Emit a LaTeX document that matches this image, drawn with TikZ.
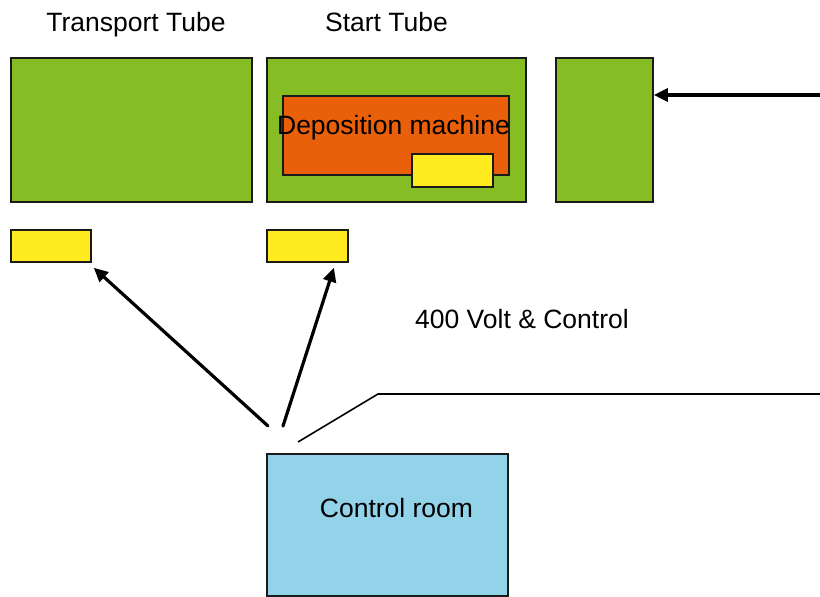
\documentclass[tikz,border=0pt]{standalone}
\usepackage{fontspec}
\setmainfont{Liberation Sans}
\usetikzlibrary{arrows.meta,calc}
\definecolor{tubegreen}{HTML}{86BC24}
\definecolor{machorange}{HTML}{E95F0A}
\definecolor{unityellow}{HTML}{FFEB1F}
\definecolor{roomblue}{HTML}{92D3EA}
\definecolor{edge}{HTML}{1A1A1A}
\begin{document}
\begin{tikzpicture}[x=1pt,y=-1pt,
  box/.style={draw=edge,line width=1.8pt,rectangle,inner sep=0pt,anchor=north west},
  lbl/.style={inner sep=0pt,anchor=base,font=\fontsize{26.5}{30}\selectfont},
  arr/.style={line width=3.2pt,line cap=round,-{Triangle[length=14pt,width=13pt]}},
  wire/.style={line width=1.6pt}]
\useasboundingbox (0,0) rectangle (820,597);
% tubes
\node[box,fill=tubegreen,minimum width=241pt,minimum height=144pt] (tt) at (10,57) {};
\node[box,fill=tubegreen,minimum width=259pt,minimum height=144pt] (st) at (266,57) {};
\node[box,fill=tubegreen,minimum width=97pt,minimum height=144pt] (rb) at (555,57) {};
% deposition machine
\node[box,fill=machorange,minimum width=226pt,minimum height=79pt] (dm) at (282,95) {};
\node[box,fill=unityellow,minimum width=81pt,minimum height=33pt] (dy) at (411,153) {};
\node[lbl] (dmt) at (393.5,134) {Deposition machine};
% yellow units
\node[box,fill=unityellow,minimum width=80pt,minimum height=32pt] (y1) at (10,229) {};
\node[box,fill=unityellow,minimum width=81pt,minimum height=32pt] (y2) at (266,229) {};
% control room
\node[box,fill=roomblue,minimum width=241pt,minimum height=142pt] (cr) at (266,453) {};
\node[lbl] (crt) at (396.5,517) {Control room};
% labels
\node[lbl] (ttl) at (136,31) {Transport Tube};
\node[lbl] (stl) at (386.5,31) {Start Tube};
\node[lbl] (vl) at (522,328) {400 Volt \& Control};
% connectors
\coordinate (a1) at (268,426);
\coordinate (a2) at (283,426);
\coordinate (w0) at (298,442);
\coordinate (w1) at (378,394);
\coordinate (w2) at (820,394);
\coordinate (r0) at (820,95);
\draw[arr] (a1) -- ($(y1.south east)+(2,5)$);
\draw[arr] (a2) -- ($(y2.south)+(26.5,5)$);
\draw[arr] (r0) -- ($(rb.north east)+(0,38)$);
\draw[wire] (w0) -- (w1) -- (w2);
\end{tikzpicture}
\end{document}
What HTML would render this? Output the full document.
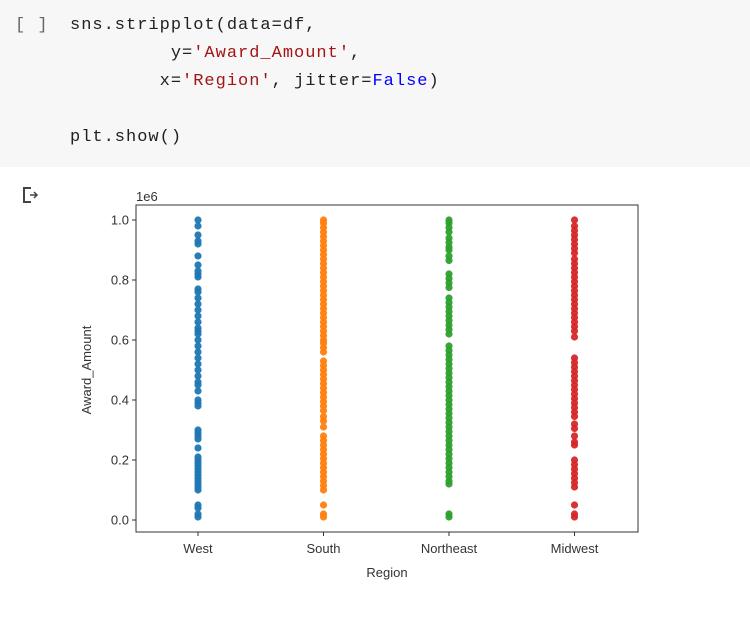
<!DOCTYPE html>
<html><head><meta charset="utf-8"><style>
body{margin:0;width:750px;height:627px;background:#fff;overflow:hidden;font-family:"Liberation Sans",sans-serif}
#cell{position:absolute;left:0;top:0;width:750px;height:167px;background:#f7f7f7}
pre{margin:0;position:absolute;font-family:"Liberation Mono","DejaVu Sans Mono",monospace;font-size:17px;letter-spacing:1px;color:#212121;line-height:28px}
.s{color:#a31515}.k{color:#0000ff}
</style></head><body>
<div id="cell">
<pre style="left:15px;top:12px;color:#666">[ ]</pre>
<pre style="left:70px;top:12px">sns.stripplot(data=df,
         y=<span class="s">'Award_Amount'</span>,
        x=<span class="s">'Region'</span>, jitter=<span class="k">False</span>)

plt.show()</pre>
</div>
<svg style="position:absolute;left:22px;top:186px" width="22" height="20"><path d="M9 2H2V16H9" fill="none" stroke="#444" stroke-width="2"/><path d="M8 9H15M12 6L15 9L12 12" fill="none" stroke="#444" stroke-width="1.5"/></svg>
<svg id="chart" style="position:absolute;left:0;top:0" width="750" height="627"></svg>
<script>
const categories=["West","South","Northeast","Midwest"];
const colors=["#1f77b4","#ff7f0e","#2ca02c","#d62728"];
const yTicks=[0,0.2,0.4,0.6,0.8,1.0];
const westVals=[1000,980,950,930,920,880,850,830,820,810,770,760,740,720,700,680,660,640,630,620,600,580,560,540,520,500,480,460,450,430,400,390,380,300,290,280,270,240,210,200,190,180,170,160,150,140,130,120,110,100,50,40,20,10];
const southVals=[1000,990,975,960,945,930,915,900,885,870,855,840,825,810,795,780,765,750,735,720,705,690,675,660,645,630,615,600,590,575,560,530,515,500,485,470,455,440,425,410,395,380,365,345,330,310,280,265,250,235,220,205,190,175,160,145,130,115,100,50,20,10];
const northeastVals=[1000,990,975,960,940,925,910,900,880,865,820,805,790,775,740,725,710,695,680,665,650,635,620,580,565,550,535,520,505,490,475,460,445,430,415,400,385,370,355,340,325,310,295,280,265,250,235,220,205,190,175,160,145,130,120,20,10];
const midwestVals=[1000,980,965,950,935,920,905,890,870,855,840,825,810,795,780,765,750,735,720,705,690,675,660,645,630,610,540,525,510,495,480,465,450,435,420,405,390,375,360,345,320,305,280,260,250,200,185,170,155,140,125,110,50,20,10];
const series=[westVals,southVals,northeastVals,midwestVals];
const X0=136,X1=638,Y0=205,Y1=532;
const xs=i=>198+i*125.5;
const ys=v=>520-v*300;
const svg=document.getElementById('chart');
const NS="http://www.w3.org/2000/svg";
function mk(t,a){const e=document.createElementNS(NS,t);for(const k in a)e.setAttribute(k,a[k]);svg.appendChild(e);return e;}
series.forEach((vals,i)=>{vals.forEach(v=>{
 const c=mk('circle',{cx:xs(i),cy:ys(v/1000),r:3.6,fill:colors[i],'fill-opacity':0.95});
 
 
});});
const fr=mk('rect',{x:X0,y:Y0,width:X1-X0,height:Y1-Y0,fill:'none',stroke:'#333','stroke-width':1});


yTicks.forEach(t=>{
 mk('line',{x1:X0-4,x2:X0,y1:ys(t),y2:ys(t),stroke:'#333'});
 const tx=mk('text',{x:X0-7,y:ys(t)+4.5,'text-anchor':'end','font-size':13,fill:'#333'});
 tx.textContent=t.toFixed(1);
 
 
});
categories.forEach((c,i)=>{
 mk('line',{x1:xs(i),x2:xs(i),y1:Y1,y2:Y1+4,stroke:'#333'});
 const tx=mk('text',{x:xs(i),y:Y1+21,'text-anchor':'middle','font-size':13,fill:'#333'});
 tx.textContent=c;
 
 
});
const e6=mk('text',{x:136,y:201,'font-size':13,fill:'#333'});e6.textContent='1e6';


const xt=mk('text',{x:387,y:577,'text-anchor':'middle','font-size':13,fill:'#333'});xt.textContent='Region';


const yt=mk('text',{x:0,y:0,'text-anchor':'middle','font-size':13,fill:'#333',transform:'translate(91,370) rotate(-90)'});yt.textContent='Award_Amount';


</script>
</body></html>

*WHAT YOU ARE ASKED TO DO*.
Transcribe each entry above exactly, apart from the pictures.

*RESULT OF THIS EXERCISE*.
Emit a LaTeX document that matches this image, drawn with TikZ.
\documentclass[tikz,border=0pt]{standalone}
\usepackage{fontspec}
\setmainfont{Liberation Sans}
\usetikzlibrary{arrows.meta,calc}
\definecolor{tubegreen}{HTML}{86BC24}
\definecolor{machorange}{HTML}{E95F0A}
\definecolor{unityellow}{HTML}{FFEB1F}
\definecolor{roomblue}{HTML}{92D3EA}
\definecolor{edge}{HTML}{1A1A1A}
\begin{document}
\begin{tikzpicture}[x=1pt,y=-1pt,
  box/.style={draw=edge,line width=1.8pt,rectangle,inner sep=0pt,anchor=north west},
  lbl/.style={inner sep=0pt,anchor=base,font=\fontsize{26.5}{30}\selectfont},
  arr/.style={line width=3.2pt,line cap=round,-{Triangle[length=14pt,width=13pt]}},
  wire/.style={line width=1.6pt}]
\useasboundingbox (0,0) rectangle (820,597);
% tubes
\node[box,fill=tubegreen,minimum width=241pt,minimum height=144pt] (tt) at (10,57) {};
\node[box,fill=tubegreen,minimum width=259pt,minimum height=144pt] (st) at (266,57) {};
\node[box,fill=tubegreen,minimum width=97pt,minimum height=144pt] (rb) at (555,57) {};
% deposition machine
\node[box,fill=machorange,minimum width=226pt,minimum height=79pt] (dm) at (282,95) {};
\node[box,fill=unityellow,minimum width=81pt,minimum height=33pt] (dy) at (411,153) {};
\node[lbl] (dmt) at (393.5,134) {Deposition machine};
% yellow units
\node[box,fill=unityellow,minimum width=80pt,minimum height=32pt] (y1) at (10,229) {};
\node[box,fill=unityellow,minimum width=81pt,minimum height=32pt] (y2) at (266,229) {};
% control room
\node[box,fill=roomblue,minimum width=241pt,minimum height=142pt] (cr) at (266,453) {};
\node[lbl] (crt) at (396.5,517) {Control room};
% labels
\node[lbl] (ttl) at (136,31) {Transport Tube};
\node[lbl] (stl) at (386.5,31) {Start Tube};
\node[lbl] (vl) at (522,328) {400 Volt \& Control};
% connectors
\coordinate (a1) at (268,426);
\coordinate (a2) at (283,426);
\coordinate (w0) at (298,442);
\coordinate (w1) at (378,394);
\coordinate (w2) at (820,394);
\coordinate (r0) at (820,95);
\draw[arr] (a1) -- ($(y1.south east)+(2,5)$);
\draw[arr] (a2) -- ($(y2.south)+(26.5,5)$);
\draw[arr] (r0) -- ($(rb.north east)+(0,38)$);
\draw[wire] (w0) -- (w1) -- (w2);
\end{tikzpicture}
\end{document}
What HTML would render this? Output the full document.
<!DOCTYPE html>
<html><head><meta charset="utf-8"><style>
body{margin:0;width:750px;height:627px;background:#fff;overflow:hidden;font-family:"Liberation Sans",sans-serif}
#cell{position:absolute;left:0;top:0;width:750px;height:167px;background:#f7f7f7}
pre{margin:0;position:absolute;font-family:"Liberation Mono","DejaVu Sans Mono",monospace;font-size:17px;letter-spacing:1px;color:#212121;line-height:28px}
.s{color:#a31515}.k{color:#0000ff}
</style></head><body>
<div id="cell">
<pre style="left:15px;top:12px;color:#666">[ ]</pre>
<pre style="left:70px;top:12px">sns.stripplot(data=df,
         y=<span class="s">'Award_Amount'</span>,
        x=<span class="s">'Region'</span>, jitter=<span class="k">False</span>)

plt.show()</pre>
</div>
<svg style="position:absolute;left:22px;top:186px" width="22" height="20"><path d="M9 2H2V16H9" fill="none" stroke="#444" stroke-width="2"/><path d="M8 9H15M12 6L15 9L12 12" fill="none" stroke="#444" stroke-width="1.5"/></svg>
<svg id="chart" style="position:absolute;left:0;top:0" width="750" height="627"></svg>
<script>
const categories=["West","South","Northeast","Midwest"];
const colors=["#1f77b4","#ff7f0e","#2ca02c","#d62728"];
const yTicks=[0,0.2,0.4,0.6,0.8,1.0];
const westVals=[1000,980,950,930,920,880,850,830,820,810,770,760,740,720,700,680,660,640,630,620,600,580,560,540,520,500,480,460,450,430,400,390,380,300,290,280,270,240,210,200,190,180,170,160,150,140,130,120,110,100,50,40,20,10];
const southVals=[1000,990,975,960,945,930,915,900,885,870,855,840,825,810,795,780,765,750,735,720,705,690,675,660,645,630,615,600,590,575,560,530,515,500,485,470,455,440,425,410,395,380,365,345,330,310,280,265,250,235,220,205,190,175,160,145,130,115,100,50,20,10];
const northeastVals=[1000,990,975,960,940,925,910,900,880,865,820,805,790,775,740,725,710,695,680,665,650,635,620,580,565,550,535,520,505,490,475,460,445,430,415,400,385,370,355,340,325,310,295,280,265,250,235,220,205,190,175,160,145,130,120,20,10];
const midwestVals=[1000,980,965,950,935,920,905,890,870,855,840,825,810,795,780,765,750,735,720,705,690,675,660,645,630,610,540,525,510,495,480,465,450,435,420,405,390,375,360,345,320,305,280,260,250,200,185,170,155,140,125,110,50,20,10];
const series=[westVals,southVals,northeastVals,midwestVals];
const X0=136,X1=638,Y0=205,Y1=532;
const xs=i=>198+i*125.5;
const ys=v=>520-v*300;
const svg=document.getElementById('chart');
const NS="http://www.w3.org/2000/svg";
function mk(t,a){const e=document.createElementNS(NS,t);for(const k in a)e.setAttribute(k,a[k]);svg.appendChild(e);return e;}
series.forEach((vals,i)=>{vals.forEach(v=>{
 const c=mk('circle',{cx:xs(i),cy:ys(v/1000),r:3.6,fill:colors[i],'fill-opacity':0.95});
 
 
});});
const fr=mk('rect',{x:X0,y:Y0,width:X1-X0,height:Y1-Y0,fill:'none',stroke:'#333','stroke-width':1});


yTicks.forEach(t=>{
 mk('line',{x1:X0-4,x2:X0,y1:ys(t),y2:ys(t),stroke:'#333'});
 const tx=mk('text',{x:X0-7,y:ys(t)+4.5,'text-anchor':'end','font-size':13,fill:'#333'});
 tx.textContent=t.toFixed(1);
 
 
});
categories.forEach((c,i)=>{
 mk('line',{x1:xs(i),x2:xs(i),y1:Y1,y2:Y1+4,stroke:'#333'});
 const tx=mk('text',{x:xs(i),y:Y1+21,'text-anchor':'middle','font-size':13,fill:'#333'});
 tx.textContent=c;
 
 
});
const e6=mk('text',{x:136,y:201,'font-size':13,fill:'#333'});e6.textContent='1e6';


const xt=mk('text',{x:387,y:577,'text-anchor':'middle','font-size':13,fill:'#333'});xt.textContent='Region';


const yt=mk('text',{x:0,y:0,'text-anchor':'middle','font-size':13,fill:'#333',transform:'translate(91,370) rotate(-90)'});yt.textContent='Award_Amount';


</script>
</body></html>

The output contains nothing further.